Sevgili anne-babalar, sizlere bir babanın acı deneyimini anlatacağım.

Bu adam benim oğlum, olgun, sevecen, sorumluluk sahibi, makûl, mantıklı.

Daha 15’inde 3 yaşından beri yüzdüğü havuzda boğuldu.

Odasında fişe takılı elektrikli alet bırakmaz, yanık yiyecekleri yemez, arabada arka koltukta kemerini takar, mevsiminin dışında sebze meyve yemez bir çocuktu.

Dersleri, sosyal çevresi çok iyi biz mutlu ve sorunsuz yaşarken birden nefessiz dipten ne kadar gidebiliriz diye yarışası tutmuş.

Yarıştığı arkadaşı bakkala gitmiş geldiğinde seslenmiş cevap alamayınca evine dönmüş oysa

Yılmaz dipte bilinç kapalı kalmış.

Artık ağzından kan gelince diğer yüzenler fark etmişler.

Ben yanına gittiğimde korkunç gerçekle karşılaştım.

Her şey çok güzelken birden dünyam yıkıldı.

Sen nefes tutmanın beyni oksijensiz bırakacağını niye öğretmezsin.

Resutasyan yaptım ne yaptığımı bilmeden, komşu doktor babalar yetişti, sağ olsunlar…

Hiçbirinize bu acıyı Rabbim yaşatmasın, 25 dakika sonra ambulans geldi müdahaleler, elektro şok kalbi çalıştırdı 8 saat ancak dayanabildi suda çok kaldığından yaşamasına yetmedi.

Organlarını bağışlamamı istemişti o da doku hasarları yüzünden mümkün olmadı.

Çok istediği Beşiktaş’ta Kabataş’ı kazandığını göremeden aramızdan ayrıldı.

Yol arkadaşımdı, co-pilotum, imla hatalarımı kontrol edenim, ingilizce çevirmenim, kemancın, piyanistim, senaristim, yoldaşım benim evrilmiş versiyonum, muhtemelen gelecekte meslektaşımız olacaktı.
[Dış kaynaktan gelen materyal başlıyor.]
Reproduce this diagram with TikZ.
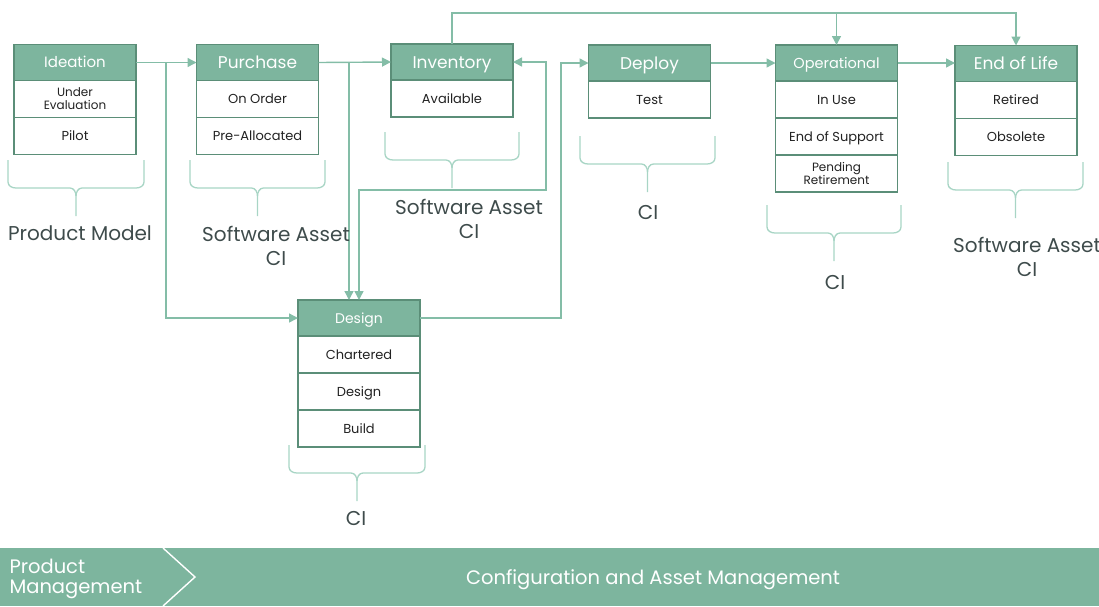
\documentclass[tikz,border=0pt]{standalone}
\usepackage{fontspec}
\setmainfont{Poppins}
\usetikzlibrary{arrows.meta,calc,positioning}
\definecolor{Sage}{HTML}{7DB59E}
\definecolor{SageDark}{HTML}{5B8E78}
\definecolor{SageLine}{HTML}{84BDA7}
\definecolor{SageBrace}{HTML}{A8D5C5}
\definecolor{Slate}{HTML}{3E4B4B}
\definecolor{Ink}{HTML}{222222}
\newcommand\lowbrace[3]{%
  \pgfmathsetmacro\bmid{(#1+#2)/2}
  \draw[curly] (#1,#3) -- (#1,#3-22) to[out=-90,in=180] (#1+8,#3-28)
    -- (\bmid-6,#3-28) to[out=0,in=90] (\bmid,#3-36) -- (\bmid,#3-56);
  \draw[curly] (#2,#3) -- (#2,#3-22) to[out=-90,in=0] (#2-8,#3-28)
    -- (\bmid+6,#3-28) to[out=180,in=90] (\bmid,#3-36);}

\begin{document}
\begin{tikzpicture}[x=1pt,y=1pt,
        head/.style={draw=SageDark,fill=Sage,text=white,line width=1.6pt,
                     minimum width=122pt,minimum height=36pt,inner sep=0pt,outer sep=0pt,
                     text height=12pt,text depth=0pt,font=\fontsize{17}{18}\selectfont},
        lowhead/.style={head,text height=10.4pt,font=\fontsize{15}{18}\selectfont},
        cell/.style={draw=SageDark,fill=white,text=Ink,line width=1.6pt,align=center,
                     minimum width=122pt,minimum height=37pt,inner sep=0pt,outer sep=0pt,
                     text height=9.2pt,text depth=0pt,font=\fontsize{13}{13}\selectfont},
        small/.style={text height={},text depth={},font=\fontsize{12}{13}\selectfont},
        flow/.style={-{Triangle[length=9pt,width=9pt]},SageLine,line width=1.4pt},
        both/.style={{Triangle[length=9pt,width=9pt]}-{Triangle[length=9pt,width=9pt]},
                     SageLine,line width=1.4pt},
        curly/.style={SageBrace,line width=1.3pt},
        caption/.style={text=Slate,align=center,font=\fontsize{20}{24}\selectfont},
        bartext/.style={text=white,font=\fontsize{19.5}{20}\selectfont}]
      \useasboundingbox (0,0) rectangle (1099,-606);
      \node[lowhead] (ideation) at (75,-62.5) {Ideation};
      \node[cell,small,below=0pt of ideation] (ideation1) {Under\\Evaluation};
      \node[cell,below=0pt of ideation1] (ideation2) {Pilot};
      \node[head] (purchase) at (257.5,-62.5) {Purchase};
      \node[cell,below=0pt of purchase] (purchase1) {On Order};
      \node[cell,below=0pt of purchase1] (purchase2) {Pre-Allocated};
      \node[head] (inventory) at (452,-62) {Inventory};
      \node[cell,below=0pt of inventory] (inventory1) {Available};
      \node[head] (deploy) at (649.5,-63) {Deploy};
      \node[cell,below=0pt of deploy] (deploy1) {Test};
      \node[lowhead,font=\fontsize{14.5}{18}\selectfont] (operational) at (836.5,-63) {Operational};
      \node[cell,below=0pt of operational] (operational1) {In Use};
      \node[cell,below=0pt of operational1] (operational2) {End of Support};
      \node[cell,small,below=0pt of operational2] (operational3) {Pending\\Retirement};
      \node[head] (endoflife) at (1016,-63.5) {End of Life};
      \node[cell,below=0pt of endoflife] (endoflife1) {Retired};
      \node[cell,below=0pt of endoflife1] (endoflife2) {Obsolete};
      \node[lowhead,text height=10pt,font=\fontsize{14}{18}\selectfont] (design) at (359,-318) {Design};
      \node[cell,below=0pt of design] (design1) {Chartered};
      \node[cell,below=0pt of design1] (design2) {Design};
      \node[cell,below=0pt of design2] (design3) {Build};

      \draw[flow] (ideation.east) -- (purchase.west);
      \draw[flow] (ideation.east) -- ++(30,0) |- (design.west);
      \draw[flow] (purchase.east) -- (inventory.west);
      \draw[flow] (purchase.east) -| ([xshift=-10pt]design.north);
      \draw[both] (design.north) |- ++(187,110) |- (inventory.east);
      \draw[flow] (inventory.north) -- ++(0,31) -| (operational.north);
      \draw[flow] (inventory.north) ++(0,31) -| (endoflife.north);
      \draw[flow] (design.east) -- ++(141,0) |- (deploy.west);
      \draw[flow] (deploy.east) -- (operational.west);
      \draw[flow] (operational.east) -- (operational.east -| endoflife.west);

      \lowbrace{8}{144}{-160}
      \lowbrace{190}{325}{-160}
      \lowbrace{385}{519}{-132}
      \lowbrace{580}{715}{-136}
      \lowbrace{767}{901}{-205}
      \lowbrace{948}{1083}{-162}
      \lowbrace{289}{425}{-445}
      \node[caption] (modelnote) at (80,-233) {Product Model};
      \node[caption] (purchasenote) at (276,-246) {Software Asset\\CI};
      \node[caption] (inventorynote) at (469,-219) {Software Asset\\CI};
      \node[caption] (deploynote) at (648,-212) {CI};
      \node[caption] (operationalnote) at (835,-282) {CI};
      \node[caption] (eolnote) at (1027,-257) {Software Asset\\CI};
      \node[caption] (designnote) at (356,-518) {CI};

      \fill[Sage] (0,-548) rectangle (1099,-606);
      \draw[white,line width=1.4pt] (163,-548) -- (195,-577) -- (163,-606);
      \node[bartext,anchor=west,align=left] (prodmgmt) at (6,-579) {Product\\Management};
      \node[bartext] (confmgmt) at (653,-580) {Configuration and Asset Management};
    \end{tikzpicture}
\end{document}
Çünkü annesinin her dediğini yapardı.

Baba olarak evladımızı her şeyden koruyoruz zanederken yakınımızda ki hırslı ebeveynden, okul idaresinden, sınavlardan, başarmaya endeksli yarışlardan koruyamadım.

Belki bende yavrumuzun sırtından mutlu olmayı seçerek büyük haksızlık ettim.

Pek çok şeyi yapamadığım için pişmanım siz yapmak istediğiniz her şeyi mutlaka yapın enerjinizi onlara ayırın.

Vodofone Arena’ya hiç gidemedik mesela, okulu gezerken ”Baba Şeref Turu’na katılalım” dedi ben zaten hep burada olacaksın kombine alırım maçlara gideriz dedim.

Çanakkale, Göbeklitepe görmek istediği yerlerdi.

Her ölüm erken şairin dediği gibi ama bu bizi paramparça etti, deldi, yaktı.

Bir de babalar ne zoruma gidiyor biliyor musunuz?

Binlerce kişi geldi ve pek çoğu bize yavrumuzun şefaatçı olacağını O’nun sayesinde Cennet’e gireceğimizi söyledi…

Bizim O’na karşı görevimiz bitmeden buna nasıl hak kazanabiliriz.

Tam bir genç kartal olarak yuvadan uçacakken avuçlarımızdan kaçırdığımız güneşimizi hasret ve rahmetle anıyorum.

Ben bu yazıyı dertleşmek için ve siz babalara yararım olabilir mi diye paylaştım.

Beni anlayabilecek kişiler olarak sizleri gördüm hepimiz evlatlarımızla gürleyelim.

Bunada şükür bir tane diş hekimliği 4. sınıfa giden oğlumuz var onun, ailelerinizin ve sizlerin ömrüne bereket olsun.